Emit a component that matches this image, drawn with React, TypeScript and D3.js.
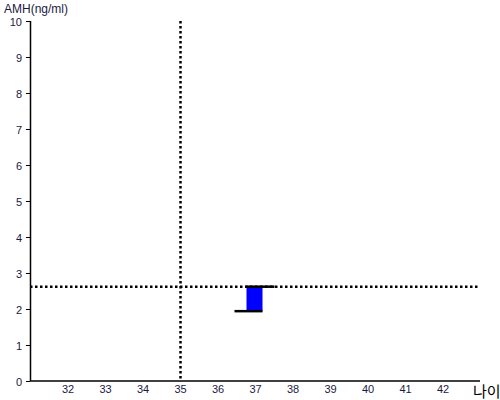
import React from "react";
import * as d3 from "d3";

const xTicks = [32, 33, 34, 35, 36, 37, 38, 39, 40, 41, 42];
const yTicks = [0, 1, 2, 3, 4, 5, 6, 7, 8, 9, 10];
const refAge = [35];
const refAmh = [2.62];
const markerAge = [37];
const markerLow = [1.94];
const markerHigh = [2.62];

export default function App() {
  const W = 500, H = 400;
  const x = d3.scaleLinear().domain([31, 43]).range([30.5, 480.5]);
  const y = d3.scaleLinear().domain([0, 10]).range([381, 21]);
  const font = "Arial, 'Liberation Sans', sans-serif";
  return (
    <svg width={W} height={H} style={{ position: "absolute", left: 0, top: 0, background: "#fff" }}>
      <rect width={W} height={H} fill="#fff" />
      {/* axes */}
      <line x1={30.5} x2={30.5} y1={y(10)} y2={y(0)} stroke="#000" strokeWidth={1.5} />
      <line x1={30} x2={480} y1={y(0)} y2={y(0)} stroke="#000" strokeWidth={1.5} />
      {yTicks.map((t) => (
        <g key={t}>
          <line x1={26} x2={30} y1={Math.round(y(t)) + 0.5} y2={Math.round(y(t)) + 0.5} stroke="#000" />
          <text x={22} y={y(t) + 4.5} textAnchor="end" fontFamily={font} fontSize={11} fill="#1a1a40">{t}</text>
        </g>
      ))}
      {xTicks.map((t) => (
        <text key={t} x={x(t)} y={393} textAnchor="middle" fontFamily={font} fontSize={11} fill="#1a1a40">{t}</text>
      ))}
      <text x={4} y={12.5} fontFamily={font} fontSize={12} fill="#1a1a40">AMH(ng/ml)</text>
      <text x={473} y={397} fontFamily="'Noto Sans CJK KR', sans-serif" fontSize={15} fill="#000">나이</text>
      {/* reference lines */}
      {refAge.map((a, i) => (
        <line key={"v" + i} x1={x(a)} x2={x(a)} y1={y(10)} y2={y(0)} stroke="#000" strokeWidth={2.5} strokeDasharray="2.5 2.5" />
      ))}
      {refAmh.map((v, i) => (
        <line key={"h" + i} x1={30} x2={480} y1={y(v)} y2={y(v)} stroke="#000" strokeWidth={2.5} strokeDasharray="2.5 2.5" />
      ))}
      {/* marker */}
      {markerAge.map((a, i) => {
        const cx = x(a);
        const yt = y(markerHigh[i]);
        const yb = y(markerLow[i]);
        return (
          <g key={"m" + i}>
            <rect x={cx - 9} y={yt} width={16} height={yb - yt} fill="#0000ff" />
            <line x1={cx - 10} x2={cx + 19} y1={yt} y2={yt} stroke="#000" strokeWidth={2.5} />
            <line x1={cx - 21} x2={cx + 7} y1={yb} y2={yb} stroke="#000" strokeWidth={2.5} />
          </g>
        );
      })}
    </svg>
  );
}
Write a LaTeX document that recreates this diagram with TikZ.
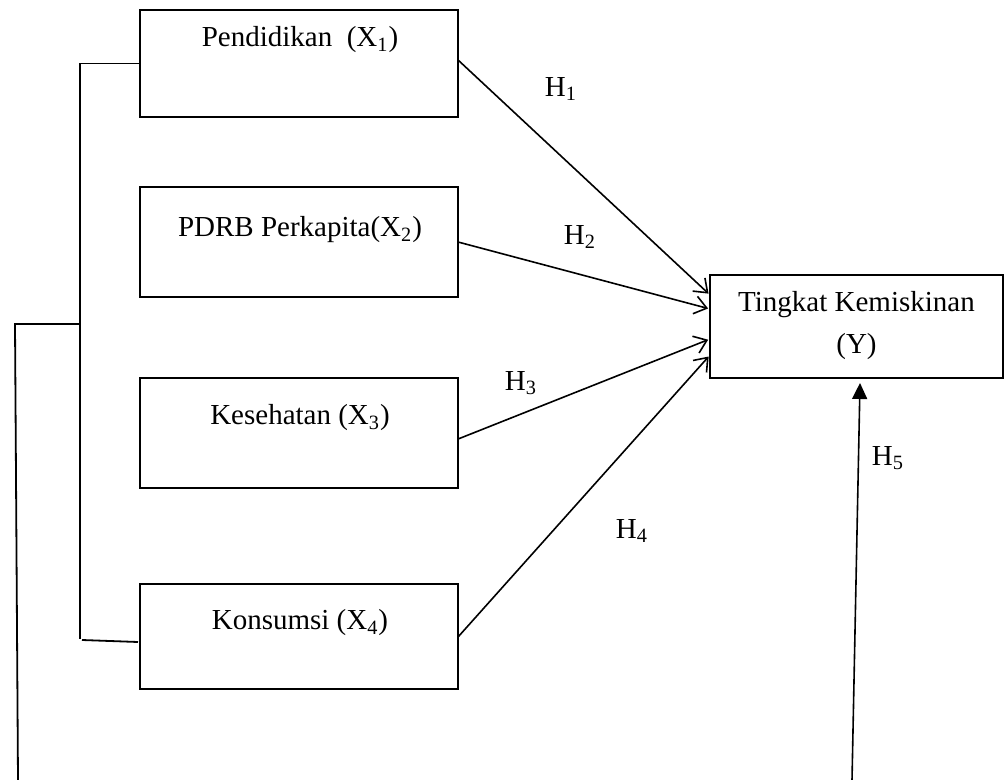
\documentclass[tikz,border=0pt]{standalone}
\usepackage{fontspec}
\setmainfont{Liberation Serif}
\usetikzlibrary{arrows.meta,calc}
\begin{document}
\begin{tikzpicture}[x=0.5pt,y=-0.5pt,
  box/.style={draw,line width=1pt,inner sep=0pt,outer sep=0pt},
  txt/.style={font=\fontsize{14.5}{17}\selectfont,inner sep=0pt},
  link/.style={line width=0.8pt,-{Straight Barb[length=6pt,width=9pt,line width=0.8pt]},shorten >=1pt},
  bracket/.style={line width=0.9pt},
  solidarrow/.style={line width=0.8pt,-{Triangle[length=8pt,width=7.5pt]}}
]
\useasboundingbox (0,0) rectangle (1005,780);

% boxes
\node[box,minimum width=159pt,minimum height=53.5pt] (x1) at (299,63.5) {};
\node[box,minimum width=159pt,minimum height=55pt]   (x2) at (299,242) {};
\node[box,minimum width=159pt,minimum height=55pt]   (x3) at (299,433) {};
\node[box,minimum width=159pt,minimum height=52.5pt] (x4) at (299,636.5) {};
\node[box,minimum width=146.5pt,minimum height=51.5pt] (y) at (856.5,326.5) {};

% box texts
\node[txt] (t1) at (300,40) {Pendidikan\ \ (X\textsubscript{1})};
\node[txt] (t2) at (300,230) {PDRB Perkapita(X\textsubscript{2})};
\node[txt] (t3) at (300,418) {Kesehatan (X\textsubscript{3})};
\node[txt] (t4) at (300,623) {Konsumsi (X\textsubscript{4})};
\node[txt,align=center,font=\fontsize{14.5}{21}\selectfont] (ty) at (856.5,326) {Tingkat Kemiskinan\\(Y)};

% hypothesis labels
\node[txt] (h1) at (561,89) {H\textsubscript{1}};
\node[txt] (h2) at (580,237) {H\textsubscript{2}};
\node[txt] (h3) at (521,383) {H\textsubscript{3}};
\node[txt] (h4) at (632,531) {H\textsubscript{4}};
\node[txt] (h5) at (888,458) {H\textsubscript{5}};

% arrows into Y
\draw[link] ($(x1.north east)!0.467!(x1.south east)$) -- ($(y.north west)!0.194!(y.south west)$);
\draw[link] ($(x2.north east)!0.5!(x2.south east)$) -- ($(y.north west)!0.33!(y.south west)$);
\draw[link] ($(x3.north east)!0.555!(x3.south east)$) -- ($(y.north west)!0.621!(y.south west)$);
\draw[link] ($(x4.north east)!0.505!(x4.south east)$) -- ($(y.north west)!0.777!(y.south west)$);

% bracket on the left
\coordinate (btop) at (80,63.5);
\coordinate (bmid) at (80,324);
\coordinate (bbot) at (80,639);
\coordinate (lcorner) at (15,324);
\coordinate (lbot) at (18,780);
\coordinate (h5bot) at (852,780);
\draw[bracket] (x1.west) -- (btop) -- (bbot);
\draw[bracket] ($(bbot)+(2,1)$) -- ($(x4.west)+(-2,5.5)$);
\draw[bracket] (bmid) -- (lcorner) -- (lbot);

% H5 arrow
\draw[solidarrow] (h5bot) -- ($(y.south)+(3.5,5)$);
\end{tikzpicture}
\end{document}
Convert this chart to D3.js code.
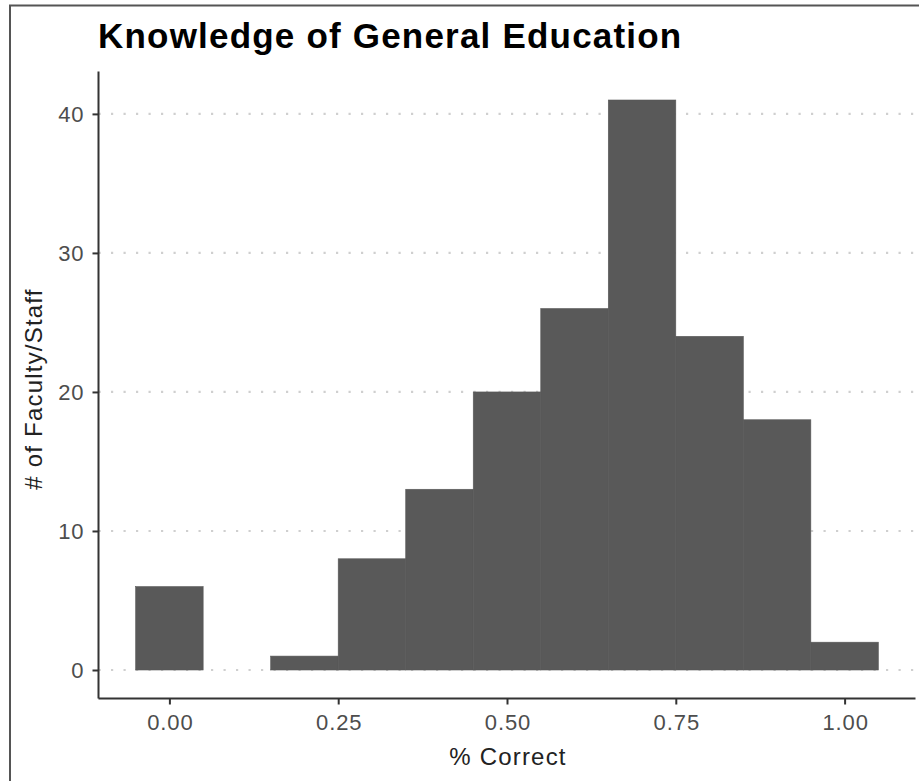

▶ [Exercise brief]
In the entries above, find every line with the word "this" and list it.

▶ [Final result]
Emit a component that matches this image, drawn with React, TypeScript and D3.js.
Write a LaTeX document that recreates this diagram with TikZ.
Convert this chart to D3.js code.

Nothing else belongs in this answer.